Tuesday, April 22, 2008

Atlanta Film Festival 2008 - Southern hospitality ain't dead


Atlanta Film Festival 2008. Filmmakers Danielle Bernstein and Ann Slick talk shop with Mark Wynns.

If you want to find the heart of the Atlanta Film Festival, just look up. One floor up and one door over from the Landmark Midtown Art Cinema is The Independent, where filmmakers, badge-holders, and harried festival staff swill (festival sponsor) Stella Artois longnecks between screenings. There's the usual exchange of business cards and war stories, but there's also a sense of cameraderie that grows over the course of the festival week as names and faces become familiar through repeated contact. You may not have seen Jay Zimmerman's short Done in One (winner of the festival's Rapid I Movement short filmmaking competition), but after an afternoon of trading jokes with him and lead actor Matthew Cornwell you'll be making mental notes to catch the next screening. Across the room Exec Director Gabe Wardell schools an unsuspecting filmmaker on the second level of Donkey Kong before dashing down to introduce the next round of screenings.

The Atlanta Film Fest's venue is hardly isolated -- it's an easy walk from Piedmont Park and a bevy of other city landmarks. However, with the various screens located just steps away from one another (the fest takes up about half of the cineplex's screens), the lounge upstairs, and a good selection of eating alternatives in the same shopping center, it's easy to think of the festival as an ecapsulated world unto itself. All this coziness makes it hard to inject glitz into a festival by moving the proceedings to a swankier location for the evening (parties are held at a variety of off-site locations), but the fest staff manages to do so even if the locals make faces at the thought of driving anywhere.

When it comes to movies, ATL FF (under the watchful eye of programmer Dan Krovich) strikes out on its own, apparently drawing from its pool of submissions more often than relying on crowd pleasers from larger fests. Some of the usual suspects were in the program -- American Teen and Son of Rambow can hardly be considered "undiscovered" -- but for the most part the lineup feels cultivated for the Atlanta audience. Locally-made (Rome, GA) horror comedy Dance of the Dead packed three screenings and Southern-interest doc 'Bama Girl earned an additional screening after a strong first night. This is good news for submitting filmmakers, particularly those with local ties or with pics of special interest to a Southern audience. The fest's homegrown "Teen Screen" and "Rapid I Movement" segments make for programming unique to Atlanta.

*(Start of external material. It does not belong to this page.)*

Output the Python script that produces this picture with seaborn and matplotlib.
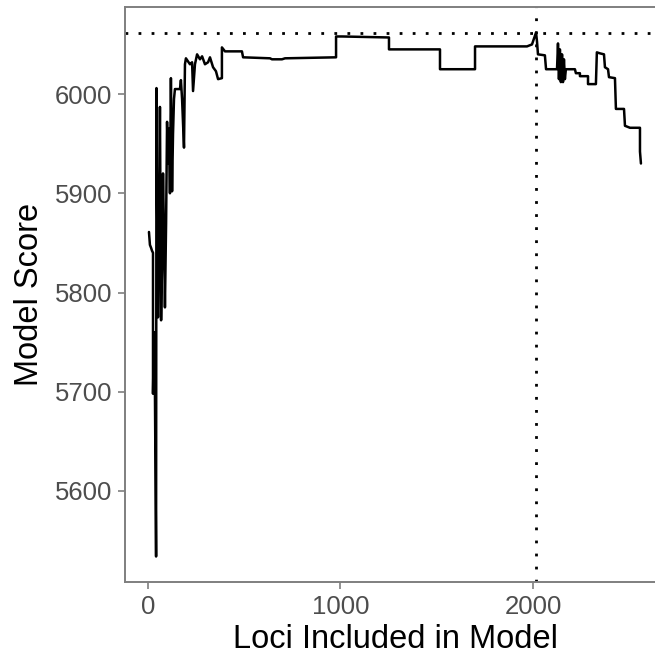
import numpy as np
import pandas as pd
import matplotlib
matplotlib.use("Agg")
import matplotlib.pyplot as plt
import seaborn as sns

loci = [5, 10, 16, 21, 26, 26, 31, 36, 42, 44, 47, 52, 57, 62, 68, 73, 78, 83, 88, 94,
        99, 104, 109, 114, 119, 125, 130, 135, 140, 166, 171, 177, 187, 192, 197, 218,
        229, 234, 244, 255, 270, 281, 296, 312, 322, 338, 353, 364, 384, 384, 400, 488,
        494, 634, 644, 696, 712, 977, 977, 1008, 1252, 1252, 1517, 1517, 1699, 1699,
        1969, 1995, 2016, 2021, 2026, 2062, 2068, 2125, 2130, 2135, 2140, 2145, 2151,
        2156, 2161, 2166, 2171, 2218, 2223, 2244, 2244, 2286, 2286, 2327, 2332, 2348,
        2369, 2374, 2390, 2395, 2426, 2431, 2473, 2478, 2504, 2556, 2556, 2561]
score = [5861, 5848, 5845, 5842, 5840, 5698, 5760, 5700, 5534, 6006, 5900, 5775, 5850,
         5987, 5772, 5830, 5920, 5860, 5785, 5870, 5972, 5930, 5965, 5900, 6016, 5902,
         5960, 5995, 6005, 6005, 6014, 5995, 5946, 6030, 6036, 6030, 6032, 6003, 6030,
         6040, 6035, 6038, 6030, 6032, 6037, 6027, 6023, 6015, 6016, 6047, 6043, 6043,
         6037, 6036, 6035, 6035, 6036, 6037, 6058, 6058, 6057, 6045, 6045, 6025, 6025,
         6048, 6048, 6050, 6062, 6053, 6040, 6039, 6025, 6025, 6051, 6015, 6045, 6012,
         6040, 6012, 6035, 6015, 6025, 6025, 6021, 6021, 6018, 6018, 6010, 6010, 6042,
         6041, 6040, 6027, 6025, 6017, 6016, 5985, 5985, 5968, 5966, 5966, 5942, 5930]

x_ticks = [0, 1000, 2000]
y_ticks = [5600, 5700, 5800, 5900, 6000]

df = pd.DataFrame({"loci": loci, "score": score})

sns.set_theme(style="white")
plt.rcParams["font.family"] = ["Liberation Sans", "DejaVu Sans"]

fig = plt.figure(figsize=(6.55, 6.59), dpi=100)
ax = fig.add_axes([125 / 655, 1 - 582 / 659, 540 / 655, 575 / 659])

sns.lineplot(data=df, x="loci", y="score", sort=False, estimator=None,
             color="black", linewidth=1.8, ax=ax)

best = df.loc[df["score"].idxmax()]
ax.axhline(best["score"], color="black", linewidth=2.0, linestyle=(0, (1, 3.7)))
ax.axvline(best["loci"], color="black", linewidth=2.0, linestyle=(0, (1, 3.7)))

ax.set_xlim(-119.5, 2686)
ax.set_ylim(5508.3, 6087.7)
ax.set_xticks(x_ticks)
ax.set_yticks(y_ticks)
ax.set_xticklabels([str(t) for t in x_ticks])
ax.set_yticklabels([str(t) for t in y_ticks])

for s in ax.spines.values():
    s.set_visible(True)
    s.set_color("#7f7f7f")
    s.set_linewidth(1.4)

ax.tick_params(axis="both", which="both", direction="out", length=5, width=1.2,
               color="#7f7f7f", labelcolor="#4d4d4d", labelsize=18.5,
               bottom=True, left=True, pad=4)
ax.set_xlabel("Loci Included in Model", fontsize=23.5, color="black", labelpad=4)
ax.set_ylabel("Model Score", fontsize=23.5, color="black", labelpad=7)
ax.grid(False)

fig.savefig("out.png", dpi=100)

The festival is not without its quirks -- post-flick Q&As can be a bit awkward without proper lighting or PA systems and films can jump from theater to theater without warning. (Confusing but hardly fatal when the alternative venue is a few yards away.) More important, however, are the fest's growing pains: how do you add more opulence, attract more prominent filmmakers, and bring in bigger crowds without sacrificing the intimate vibe that current participants seem to enjoy so much? I don't have an answer, but I think the tight-knit bunch at the Atlanta Film Festival do. I look forward to finding out at future ATL fests.